Friday 17 October 2014

Review: 'A Local Habitation' by Seanan McGuire

A Local Habitation, by Seanan McGuire, 2010, DAW, $7.99, softbound, 387 pages. Category/Genre: fantasy. Cover: atmospheric. Where we got it: publisher. Where you can get it: Amazon, Barnes and Noble, Books-A-Million. 


The second in the October Daye series, A Local Habitation finds October 'Toby' Daye on what she considers a milk run: going to Tamed Lightning (a fae County) to find out why her liege's niece, January, isn't returning his calls. Toby takes with her Quentin, a page, so he can learn from her. 

But the pair soon find out that the 'milk run' isn't as simple -- or as harmless -- as all that. There's a murder at Tamed Lightning soon after they arrive, and it isn't the first. 

No-one's talking, however. It takes some time for Toby to even find January, and even she acts like she's hiding something. To complicate matters still further, January doesn't trust Toby to be who she says she is. Her phone calls to her uncle, she says, have never been returned. 
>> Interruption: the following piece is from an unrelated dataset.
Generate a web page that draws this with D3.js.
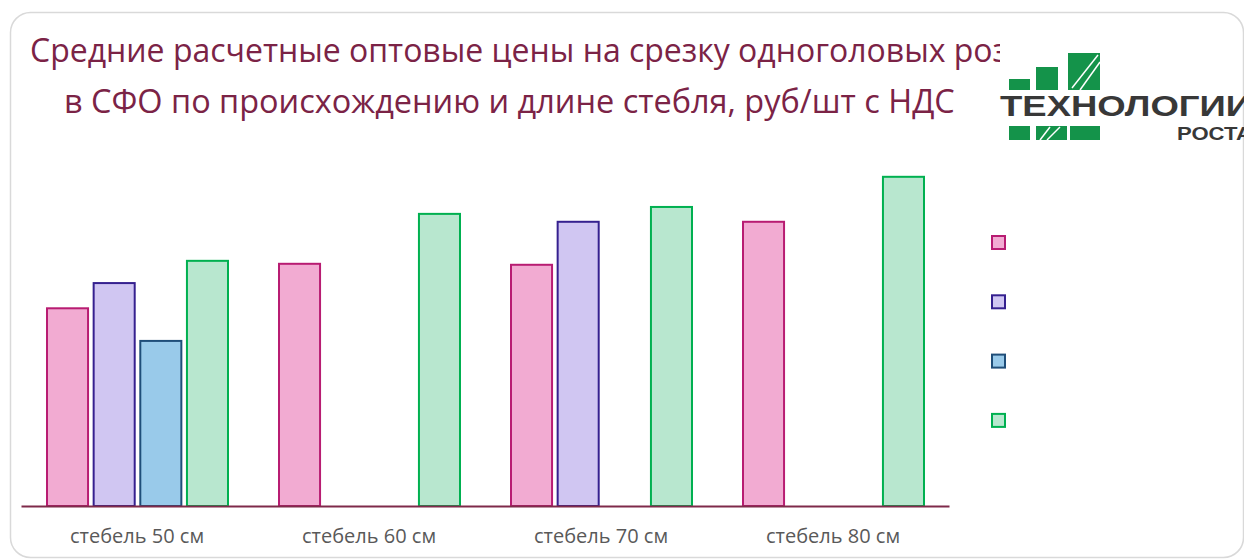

Still more unsettling is the fact that neither Toby nor Quentin are able to read the dead's blood; as Daoine Sidhe, they should be able to gather memories from it by tasting it, but they get nothing. And the night-haunts, who normally take away the bodies of dead fae, aren't taking these. 

This is a good mystery with fascinating characters and McGuire's fluid storytelling. The fae in this series are based on real legends, but have McGuire's stamp all over them. 

If you like this one, try: Rosemary and Rue, by Seanan McGuire; Midnight Blue-Light Special, by Seanan McGuire; and for young adults, The Iron King, by Julie Kagawa -- this one's less urban fantasy, but the fae are well drawn, and there's an interesting twist to the story.